Hundreds of these workers were scheduled to come to Miraflores for the October 1 rally. In a meeting between the company, the bank financing Venepal, and union officials at the end of September, however, an agreement was reached to end the occupation. According to Arvilio Vidalgo, a union representative at Venepal, the bankers proposed to “capitalize” the company’s debt, meaning the bank will become Venepal’s principle shareholder, while the union agreed to drop the demands for nationalization and for getting workers’ back pay. Production restarted at this plant the first week of October with a small portion of the workforce, about 400 workers, with additional hiring down the road “as sales improve,” Vidalgo said.

Vidalgo said that steep unemployment, inflation, and other bad economic conditions were a factor in reaching this decision at Venepal.

Joblessness in Venezuela, according to official statistics, now exceeds 18 percent. Imports declined by 51 percent between January and July of this year. Inflation has dropped slightly since last year, but is still hovering at 21 percent. And the country’s gross domestic product is expected to decline by 10 or 11 percent by the end of 2003.

It appears that under the grinding impact of the economic crisis and in the absence of class-struggle leadership in the labor movement, the earlier momentum toward plant takeovers by workers is winding down for now.
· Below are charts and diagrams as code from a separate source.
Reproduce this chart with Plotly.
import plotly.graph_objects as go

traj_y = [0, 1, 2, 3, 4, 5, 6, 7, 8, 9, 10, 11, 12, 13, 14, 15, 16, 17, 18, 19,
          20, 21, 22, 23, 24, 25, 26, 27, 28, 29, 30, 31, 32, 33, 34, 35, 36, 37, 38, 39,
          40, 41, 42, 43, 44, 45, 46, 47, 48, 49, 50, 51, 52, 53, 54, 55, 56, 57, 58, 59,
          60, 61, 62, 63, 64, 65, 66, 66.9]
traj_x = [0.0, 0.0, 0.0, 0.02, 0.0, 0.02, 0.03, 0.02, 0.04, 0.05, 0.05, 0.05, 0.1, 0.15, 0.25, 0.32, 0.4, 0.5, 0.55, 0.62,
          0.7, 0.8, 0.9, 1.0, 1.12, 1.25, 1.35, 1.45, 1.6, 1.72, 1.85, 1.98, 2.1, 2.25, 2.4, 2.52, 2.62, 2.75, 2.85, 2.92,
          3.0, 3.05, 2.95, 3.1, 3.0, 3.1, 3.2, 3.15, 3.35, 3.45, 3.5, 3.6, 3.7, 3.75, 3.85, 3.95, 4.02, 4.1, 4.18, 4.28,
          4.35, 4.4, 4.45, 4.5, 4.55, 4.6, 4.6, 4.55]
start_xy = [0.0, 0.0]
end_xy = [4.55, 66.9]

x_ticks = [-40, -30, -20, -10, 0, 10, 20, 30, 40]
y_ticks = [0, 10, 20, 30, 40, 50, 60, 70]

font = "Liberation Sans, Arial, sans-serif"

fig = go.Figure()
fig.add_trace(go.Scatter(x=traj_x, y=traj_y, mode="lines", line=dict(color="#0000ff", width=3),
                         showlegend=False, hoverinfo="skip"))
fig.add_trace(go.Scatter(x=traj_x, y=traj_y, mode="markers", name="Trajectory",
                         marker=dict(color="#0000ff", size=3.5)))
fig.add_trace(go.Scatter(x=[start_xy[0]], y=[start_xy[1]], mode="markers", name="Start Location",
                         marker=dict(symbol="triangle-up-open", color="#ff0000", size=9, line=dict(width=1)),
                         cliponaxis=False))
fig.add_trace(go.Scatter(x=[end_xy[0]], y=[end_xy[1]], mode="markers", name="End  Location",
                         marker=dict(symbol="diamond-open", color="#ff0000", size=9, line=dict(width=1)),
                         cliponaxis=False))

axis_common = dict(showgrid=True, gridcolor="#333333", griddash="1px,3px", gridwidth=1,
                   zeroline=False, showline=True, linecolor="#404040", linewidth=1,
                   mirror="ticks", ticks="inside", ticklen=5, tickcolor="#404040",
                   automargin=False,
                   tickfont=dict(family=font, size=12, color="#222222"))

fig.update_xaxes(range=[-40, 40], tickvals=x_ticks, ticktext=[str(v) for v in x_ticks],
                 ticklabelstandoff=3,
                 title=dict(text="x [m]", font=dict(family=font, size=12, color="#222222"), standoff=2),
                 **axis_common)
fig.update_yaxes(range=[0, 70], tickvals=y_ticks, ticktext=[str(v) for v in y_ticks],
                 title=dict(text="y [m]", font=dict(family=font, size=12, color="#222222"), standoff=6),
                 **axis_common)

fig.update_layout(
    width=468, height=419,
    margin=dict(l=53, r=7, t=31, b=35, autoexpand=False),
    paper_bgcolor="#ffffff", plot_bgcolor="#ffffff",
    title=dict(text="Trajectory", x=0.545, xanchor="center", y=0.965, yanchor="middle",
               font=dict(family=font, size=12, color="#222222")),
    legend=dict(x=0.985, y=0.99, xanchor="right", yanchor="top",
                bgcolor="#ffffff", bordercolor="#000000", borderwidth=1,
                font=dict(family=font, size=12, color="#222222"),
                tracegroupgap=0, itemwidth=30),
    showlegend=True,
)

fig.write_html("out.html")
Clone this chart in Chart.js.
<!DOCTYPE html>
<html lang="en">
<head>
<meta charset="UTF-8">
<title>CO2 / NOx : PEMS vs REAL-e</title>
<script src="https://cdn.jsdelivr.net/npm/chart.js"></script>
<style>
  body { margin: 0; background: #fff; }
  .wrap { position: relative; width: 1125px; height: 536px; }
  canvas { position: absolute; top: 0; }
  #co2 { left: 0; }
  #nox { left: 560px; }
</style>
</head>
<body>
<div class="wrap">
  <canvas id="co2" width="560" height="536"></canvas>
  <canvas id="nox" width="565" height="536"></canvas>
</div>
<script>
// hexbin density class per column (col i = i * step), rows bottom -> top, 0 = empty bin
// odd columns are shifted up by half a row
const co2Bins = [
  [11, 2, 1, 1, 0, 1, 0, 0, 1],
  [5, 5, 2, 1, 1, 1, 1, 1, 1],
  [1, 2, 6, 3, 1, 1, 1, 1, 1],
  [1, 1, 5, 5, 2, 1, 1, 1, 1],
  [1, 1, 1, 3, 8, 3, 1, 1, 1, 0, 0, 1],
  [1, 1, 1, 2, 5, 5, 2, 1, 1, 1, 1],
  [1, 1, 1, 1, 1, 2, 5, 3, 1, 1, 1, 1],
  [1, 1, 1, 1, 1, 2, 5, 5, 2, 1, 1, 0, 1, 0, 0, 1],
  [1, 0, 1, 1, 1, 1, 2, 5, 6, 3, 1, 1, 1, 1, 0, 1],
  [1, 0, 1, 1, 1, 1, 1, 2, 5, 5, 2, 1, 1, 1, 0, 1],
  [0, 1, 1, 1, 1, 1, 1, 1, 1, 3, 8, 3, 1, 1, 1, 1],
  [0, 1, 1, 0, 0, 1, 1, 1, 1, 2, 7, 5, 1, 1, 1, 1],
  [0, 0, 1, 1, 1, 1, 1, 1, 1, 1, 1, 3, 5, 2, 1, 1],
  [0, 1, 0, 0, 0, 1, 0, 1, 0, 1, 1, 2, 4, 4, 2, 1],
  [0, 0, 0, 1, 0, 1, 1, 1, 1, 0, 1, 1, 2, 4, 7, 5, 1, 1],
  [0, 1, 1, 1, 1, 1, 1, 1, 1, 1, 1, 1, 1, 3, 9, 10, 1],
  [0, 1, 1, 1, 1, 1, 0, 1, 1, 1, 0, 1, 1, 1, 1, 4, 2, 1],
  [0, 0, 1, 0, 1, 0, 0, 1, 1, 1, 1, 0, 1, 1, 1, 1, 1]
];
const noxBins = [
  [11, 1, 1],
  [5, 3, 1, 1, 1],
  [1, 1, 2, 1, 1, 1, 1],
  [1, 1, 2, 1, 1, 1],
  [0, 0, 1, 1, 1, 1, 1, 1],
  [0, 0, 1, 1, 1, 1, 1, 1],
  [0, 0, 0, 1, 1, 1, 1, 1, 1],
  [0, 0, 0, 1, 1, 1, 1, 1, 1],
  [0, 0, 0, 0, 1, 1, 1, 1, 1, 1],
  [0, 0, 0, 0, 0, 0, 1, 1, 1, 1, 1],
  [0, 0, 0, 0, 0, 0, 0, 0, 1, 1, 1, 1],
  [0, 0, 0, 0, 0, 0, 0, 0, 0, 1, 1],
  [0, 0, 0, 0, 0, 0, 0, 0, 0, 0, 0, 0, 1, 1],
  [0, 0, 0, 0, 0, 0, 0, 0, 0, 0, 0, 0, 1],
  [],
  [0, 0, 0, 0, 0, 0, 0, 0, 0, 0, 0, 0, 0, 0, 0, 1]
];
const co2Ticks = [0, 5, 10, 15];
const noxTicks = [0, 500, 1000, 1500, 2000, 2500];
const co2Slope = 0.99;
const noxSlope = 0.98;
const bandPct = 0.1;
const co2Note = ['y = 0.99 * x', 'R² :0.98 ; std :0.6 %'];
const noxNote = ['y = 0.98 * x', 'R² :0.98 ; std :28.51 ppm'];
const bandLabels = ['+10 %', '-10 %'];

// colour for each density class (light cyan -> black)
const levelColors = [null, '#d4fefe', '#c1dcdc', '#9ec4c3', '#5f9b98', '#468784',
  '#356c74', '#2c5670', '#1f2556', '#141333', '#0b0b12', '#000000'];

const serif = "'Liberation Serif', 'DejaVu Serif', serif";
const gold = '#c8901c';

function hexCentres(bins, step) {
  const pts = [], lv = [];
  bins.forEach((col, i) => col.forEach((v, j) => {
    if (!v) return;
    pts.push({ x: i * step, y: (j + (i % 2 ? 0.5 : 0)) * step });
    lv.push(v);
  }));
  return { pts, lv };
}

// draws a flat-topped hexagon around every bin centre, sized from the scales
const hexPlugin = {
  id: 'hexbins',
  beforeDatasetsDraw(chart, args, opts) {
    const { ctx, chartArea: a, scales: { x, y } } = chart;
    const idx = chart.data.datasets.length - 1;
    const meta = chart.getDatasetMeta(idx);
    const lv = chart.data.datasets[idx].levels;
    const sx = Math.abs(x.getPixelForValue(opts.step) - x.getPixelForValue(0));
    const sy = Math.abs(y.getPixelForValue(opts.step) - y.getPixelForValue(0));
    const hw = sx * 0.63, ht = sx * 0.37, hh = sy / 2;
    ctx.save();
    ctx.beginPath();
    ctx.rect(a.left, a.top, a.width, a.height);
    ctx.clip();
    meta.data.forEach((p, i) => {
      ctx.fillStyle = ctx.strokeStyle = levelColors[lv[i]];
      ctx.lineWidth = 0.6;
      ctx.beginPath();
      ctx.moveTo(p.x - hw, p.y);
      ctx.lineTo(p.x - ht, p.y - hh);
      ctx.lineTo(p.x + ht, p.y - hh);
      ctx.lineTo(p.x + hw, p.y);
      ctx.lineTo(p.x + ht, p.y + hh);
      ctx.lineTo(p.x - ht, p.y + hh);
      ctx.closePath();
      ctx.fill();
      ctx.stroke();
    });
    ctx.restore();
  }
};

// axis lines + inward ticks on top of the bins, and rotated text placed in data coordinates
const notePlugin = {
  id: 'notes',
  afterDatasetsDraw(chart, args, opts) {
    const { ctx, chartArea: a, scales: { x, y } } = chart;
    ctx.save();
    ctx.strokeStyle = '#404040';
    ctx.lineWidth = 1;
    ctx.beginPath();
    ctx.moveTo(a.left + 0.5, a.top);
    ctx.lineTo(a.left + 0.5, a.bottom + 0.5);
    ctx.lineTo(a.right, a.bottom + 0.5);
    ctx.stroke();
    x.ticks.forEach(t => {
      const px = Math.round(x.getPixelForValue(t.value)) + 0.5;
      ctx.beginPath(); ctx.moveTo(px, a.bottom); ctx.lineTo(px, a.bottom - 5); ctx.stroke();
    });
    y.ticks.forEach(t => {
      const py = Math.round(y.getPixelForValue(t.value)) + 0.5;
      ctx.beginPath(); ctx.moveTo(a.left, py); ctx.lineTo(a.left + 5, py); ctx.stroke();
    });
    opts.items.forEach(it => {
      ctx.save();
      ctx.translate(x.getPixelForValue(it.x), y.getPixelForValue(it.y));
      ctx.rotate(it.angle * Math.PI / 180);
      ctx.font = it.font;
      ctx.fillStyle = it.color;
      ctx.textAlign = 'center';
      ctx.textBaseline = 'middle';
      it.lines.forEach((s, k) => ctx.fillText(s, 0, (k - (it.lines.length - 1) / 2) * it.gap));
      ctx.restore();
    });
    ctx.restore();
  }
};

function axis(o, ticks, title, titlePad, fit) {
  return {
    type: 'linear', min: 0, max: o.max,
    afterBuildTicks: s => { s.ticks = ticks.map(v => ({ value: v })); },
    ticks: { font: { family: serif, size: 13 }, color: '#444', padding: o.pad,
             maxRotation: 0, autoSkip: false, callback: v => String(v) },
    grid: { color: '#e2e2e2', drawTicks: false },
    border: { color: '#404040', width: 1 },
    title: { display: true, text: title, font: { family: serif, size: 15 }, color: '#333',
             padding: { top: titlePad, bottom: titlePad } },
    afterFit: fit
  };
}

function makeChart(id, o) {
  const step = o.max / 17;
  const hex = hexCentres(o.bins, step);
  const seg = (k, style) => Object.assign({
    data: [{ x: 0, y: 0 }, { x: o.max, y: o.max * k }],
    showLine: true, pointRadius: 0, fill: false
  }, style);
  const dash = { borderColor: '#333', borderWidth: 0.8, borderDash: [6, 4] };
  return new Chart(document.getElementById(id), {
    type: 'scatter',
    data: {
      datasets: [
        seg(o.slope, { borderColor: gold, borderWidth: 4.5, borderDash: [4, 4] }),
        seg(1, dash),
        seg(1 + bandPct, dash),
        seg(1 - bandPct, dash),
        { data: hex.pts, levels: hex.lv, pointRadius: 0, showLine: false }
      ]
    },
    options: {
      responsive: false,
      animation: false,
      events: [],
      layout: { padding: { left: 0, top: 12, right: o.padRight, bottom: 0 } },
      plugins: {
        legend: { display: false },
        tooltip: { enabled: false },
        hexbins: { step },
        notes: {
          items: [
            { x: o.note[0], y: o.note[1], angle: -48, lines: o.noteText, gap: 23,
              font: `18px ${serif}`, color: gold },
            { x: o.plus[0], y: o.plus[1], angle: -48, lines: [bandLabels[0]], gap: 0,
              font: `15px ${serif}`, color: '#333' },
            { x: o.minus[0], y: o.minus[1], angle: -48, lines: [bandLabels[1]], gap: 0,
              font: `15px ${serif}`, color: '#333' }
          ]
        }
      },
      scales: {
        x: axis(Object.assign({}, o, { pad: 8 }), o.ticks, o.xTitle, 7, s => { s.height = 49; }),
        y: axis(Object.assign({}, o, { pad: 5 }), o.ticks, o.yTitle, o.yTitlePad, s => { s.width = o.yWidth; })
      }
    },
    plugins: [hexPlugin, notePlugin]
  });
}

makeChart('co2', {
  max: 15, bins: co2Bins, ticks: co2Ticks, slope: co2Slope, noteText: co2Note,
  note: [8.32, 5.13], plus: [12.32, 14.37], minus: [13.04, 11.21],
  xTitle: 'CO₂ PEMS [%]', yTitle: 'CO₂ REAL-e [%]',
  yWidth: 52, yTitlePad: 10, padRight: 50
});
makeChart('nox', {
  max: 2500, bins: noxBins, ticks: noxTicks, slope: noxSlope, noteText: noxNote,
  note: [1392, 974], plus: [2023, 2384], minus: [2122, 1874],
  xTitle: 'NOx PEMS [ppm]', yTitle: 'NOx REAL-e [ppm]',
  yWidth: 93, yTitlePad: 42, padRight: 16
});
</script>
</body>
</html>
Despite this, many workers are showing their determination to resist and are linking their struggles for economic demands to the broader fight to prevent the Venezuelan bourgeoisie from toppling the Chávez government.

As Carmen Rosa González put it, “We don’t know if we’ll win this battle” at Industrial de Perfumes. “Here, most of us support the president. But the war is not about Chávez. It’s a war against the workers, against the poor. The wealthy have been accustomed to get their way all the time. Now it’s not quite that way. We’ll stick it out.”